• **THE PROBLEM**
The data below should be printed in full, exactly, and without any of its images.

• **RECORDED DATA**
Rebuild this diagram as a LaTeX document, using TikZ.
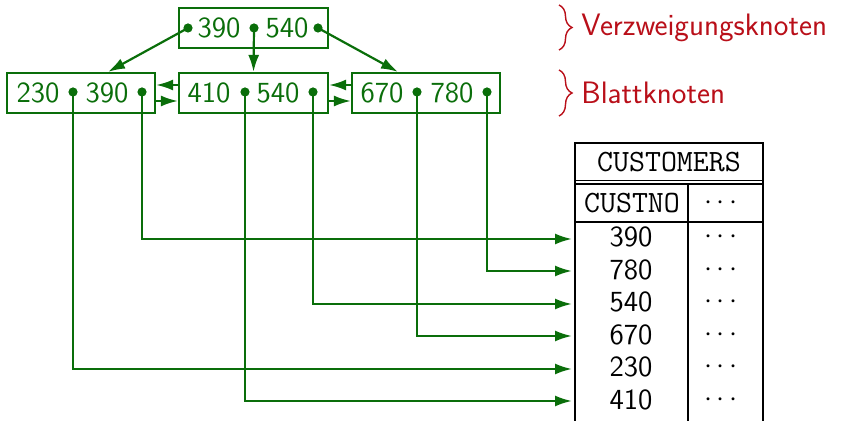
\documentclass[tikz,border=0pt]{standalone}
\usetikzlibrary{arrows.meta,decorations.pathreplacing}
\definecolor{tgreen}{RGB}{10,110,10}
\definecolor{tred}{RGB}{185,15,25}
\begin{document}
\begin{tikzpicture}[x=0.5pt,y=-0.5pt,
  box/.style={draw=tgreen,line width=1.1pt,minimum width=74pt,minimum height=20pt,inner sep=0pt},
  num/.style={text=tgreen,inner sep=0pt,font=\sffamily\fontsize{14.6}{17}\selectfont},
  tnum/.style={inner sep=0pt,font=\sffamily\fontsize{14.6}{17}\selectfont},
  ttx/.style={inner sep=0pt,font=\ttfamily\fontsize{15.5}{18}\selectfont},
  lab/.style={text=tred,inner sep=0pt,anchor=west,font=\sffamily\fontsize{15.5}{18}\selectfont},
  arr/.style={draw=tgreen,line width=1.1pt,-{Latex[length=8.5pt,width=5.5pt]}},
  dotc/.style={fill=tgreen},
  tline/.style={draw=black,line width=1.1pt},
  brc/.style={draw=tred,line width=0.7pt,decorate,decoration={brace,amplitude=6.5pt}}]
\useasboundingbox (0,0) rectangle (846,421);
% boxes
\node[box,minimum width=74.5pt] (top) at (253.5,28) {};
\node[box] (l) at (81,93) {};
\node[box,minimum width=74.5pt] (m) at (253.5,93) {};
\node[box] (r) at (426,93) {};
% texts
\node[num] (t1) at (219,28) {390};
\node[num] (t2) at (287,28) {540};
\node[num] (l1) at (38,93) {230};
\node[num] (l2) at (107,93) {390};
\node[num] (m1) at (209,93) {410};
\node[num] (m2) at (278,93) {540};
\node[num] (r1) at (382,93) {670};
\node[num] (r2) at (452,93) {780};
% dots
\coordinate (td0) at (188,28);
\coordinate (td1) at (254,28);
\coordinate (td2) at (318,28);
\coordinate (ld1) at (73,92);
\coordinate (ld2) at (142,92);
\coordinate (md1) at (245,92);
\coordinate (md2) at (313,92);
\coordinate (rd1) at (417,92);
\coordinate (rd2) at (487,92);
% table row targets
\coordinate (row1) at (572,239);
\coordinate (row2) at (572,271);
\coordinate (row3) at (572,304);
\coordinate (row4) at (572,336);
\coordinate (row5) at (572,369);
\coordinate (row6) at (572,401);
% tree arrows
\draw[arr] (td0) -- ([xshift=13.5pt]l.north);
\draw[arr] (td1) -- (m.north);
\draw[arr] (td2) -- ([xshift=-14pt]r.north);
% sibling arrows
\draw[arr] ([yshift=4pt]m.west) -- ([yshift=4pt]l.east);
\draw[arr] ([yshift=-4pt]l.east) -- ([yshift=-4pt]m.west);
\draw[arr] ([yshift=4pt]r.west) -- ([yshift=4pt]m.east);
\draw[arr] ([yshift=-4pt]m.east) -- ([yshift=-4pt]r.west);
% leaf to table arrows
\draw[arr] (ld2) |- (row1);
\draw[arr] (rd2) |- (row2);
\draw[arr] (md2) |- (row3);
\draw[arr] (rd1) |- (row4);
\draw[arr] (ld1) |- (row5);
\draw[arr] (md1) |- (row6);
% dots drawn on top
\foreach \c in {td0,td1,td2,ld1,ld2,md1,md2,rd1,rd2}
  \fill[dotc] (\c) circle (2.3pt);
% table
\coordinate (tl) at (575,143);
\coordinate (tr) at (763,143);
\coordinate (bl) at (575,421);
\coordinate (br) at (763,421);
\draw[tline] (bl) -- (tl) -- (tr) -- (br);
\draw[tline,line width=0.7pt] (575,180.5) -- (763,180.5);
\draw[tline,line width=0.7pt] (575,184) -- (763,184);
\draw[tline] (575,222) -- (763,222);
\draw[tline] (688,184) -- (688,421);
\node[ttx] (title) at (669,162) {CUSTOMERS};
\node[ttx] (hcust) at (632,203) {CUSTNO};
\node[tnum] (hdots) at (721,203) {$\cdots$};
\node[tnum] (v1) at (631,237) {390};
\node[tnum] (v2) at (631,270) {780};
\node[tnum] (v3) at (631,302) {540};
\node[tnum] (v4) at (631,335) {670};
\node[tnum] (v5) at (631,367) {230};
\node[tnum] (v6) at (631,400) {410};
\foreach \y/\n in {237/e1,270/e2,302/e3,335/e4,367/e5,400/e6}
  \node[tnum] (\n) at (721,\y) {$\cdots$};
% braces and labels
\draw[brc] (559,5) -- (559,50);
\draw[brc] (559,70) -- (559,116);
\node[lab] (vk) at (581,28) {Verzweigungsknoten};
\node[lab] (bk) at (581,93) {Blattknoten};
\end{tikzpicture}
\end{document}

• **WRITTEN RESPONSE**
Rebuild this diagram as a LaTeX document, using TikZ.
\documentclass[tikz,border=0pt]{standalone}
\usetikzlibrary{arrows.meta,decorations.pathreplacing}
\definecolor{tgreen}{RGB}{10,110,10}
\definecolor{tred}{RGB}{185,15,25}
\begin{document}
\begin{tikzpicture}[x=0.5pt,y=-0.5pt,
  box/.style={draw=tgreen,line width=1.1pt,minimum width=74pt,minimum height=20pt,inner sep=0pt},
  num/.style={text=tgreen,inner sep=0pt,font=\sffamily\fontsize{14.6}{17}\selectfont},
  tnum/.style={inner sep=0pt,font=\sffamily\fontsize{14.6}{17}\selectfont},
  ttx/.style={inner sep=0pt,font=\ttfamily\fontsize{15.5}{18}\selectfont},
  lab/.style={text=tred,inner sep=0pt,anchor=west,font=\sffamily\fontsize{15.5}{18}\selectfont},
  arr/.style={draw=tgreen,line width=1.1pt,-{Latex[length=8.5pt,width=5.5pt]}},
  dotc/.style={fill=tgreen},
  tline/.style={draw=black,line width=1.1pt},
  brc/.style={draw=tred,line width=0.7pt,decorate,decoration={brace,amplitude=6.5pt}}]
\useasboundingbox (0,0) rectangle (846,421);
% boxes
\node[box,minimum width=74.5pt] (top) at (253.5,28) {};
\node[box] (l) at (81,93) {};
\node[box,minimum width=74.5pt] (m) at (253.5,93) {};
\node[box] (r) at (426,93) {};
% texts
\node[num] (t1) at (219,28) {390};
\node[num] (t2) at (287,28) {540};
\node[num] (l1) at (38,93) {230};
\node[num] (l2) at (107,93) {390};
\node[num] (m1) at (209,93) {410};
\node[num] (m2) at (278,93) {540};
\node[num] (r1) at (382,93) {670};
\node[num] (r2) at (452,93) {780};
% dots
\coordinate (td0) at (188,28);
\coordinate (td1) at (254,28);
\coordinate (td2) at (318,28);
\coordinate (ld1) at (73,92);
\coordinate (ld2) at (142,92);
\coordinate (md1) at (245,92);
\coordinate (md2) at (313,92);
\coordinate (rd1) at (417,92);
\coordinate (rd2) at (487,92);
% table row targets
\coordinate (row1) at (572,239);
\coordinate (row2) at (572,271);
\coordinate (row3) at (572,304);
\coordinate (row4) at (572,336);
\coordinate (row5) at (572,369);
\coordinate (row6) at (572,401);
% tree arrows
\draw[arr] (td0) -- ([xshift=13.5pt]l.north);
\draw[arr] (td1) -- (m.north);
\draw[arr] (td2) -- ([xshift=-14pt]r.north);
% sibling arrows
\draw[arr] ([yshift=4pt]m.west) -- ([yshift=4pt]l.east);
\draw[arr] ([yshift=-4pt]l.east) -- ([yshift=-4pt]m.west);
\draw[arr] ([yshift=4pt]r.west) -- ([yshift=4pt]m.east);
\draw[arr] ([yshift=-4pt]m.east) -- ([yshift=-4pt]r.west);
% leaf to table arrows
\draw[arr] (ld2) |- (row1);
\draw[arr] (rd2) |- (row2);
\draw[arr] (md2) |- (row3);
\draw[arr] (rd1) |- (row4);
\draw[arr] (ld1) |- (row5);
\draw[arr] (md1) |- (row6);
% dots drawn on top
\foreach \c in {td0,td1,td2,ld1,ld2,md1,md2,rd1,rd2}
  \fill[dotc] (\c) circle (2.3pt);
% table
\coordinate (tl) at (575,143);
\coordinate (tr) at (763,143);
\coordinate (bl) at (575,421);
\coordinate (br) at (763,421);
\draw[tline] (bl) -- (tl) -- (tr) -- (br);
\draw[tline,line width=0.7pt] (575,180.5) -- (763,180.5);
\draw[tline,line width=0.7pt] (575,184) -- (763,184);
\draw[tline] (575,222) -- (763,222);
\draw[tline] (688,184) -- (688,421);
\node[ttx] (title) at (669,162) {CUSTOMERS};
\node[ttx] (hcust) at (632,203) {CUSTNO};
\node[tnum] (hdots) at (721,203) {$\cdots$};
\node[tnum] (v1) at (631,237) {390};
\node[tnum] (v2) at (631,270) {780};
\node[tnum] (v3) at (631,302) {540};
\node[tnum] (v4) at (631,335) {670};
\node[tnum] (v5) at (631,367) {230};
\node[tnum] (v6) at (631,400) {410};
\foreach \y/\n in {237/e1,270/e2,302/e3,335/e4,367/e5,400/e6}
  \node[tnum] (\n) at (721,\y) {$\cdots$};
% braces and labels
\draw[brc] (559,5) -- (559,50);
\draw[brc] (559,70) -- (559,116);
\node[lab] (vk) at (581,28) {Verzweigungsknoten};
\node[lab] (bk) at (581,93) {Blattknoten};
\end{tikzpicture}
\end{document}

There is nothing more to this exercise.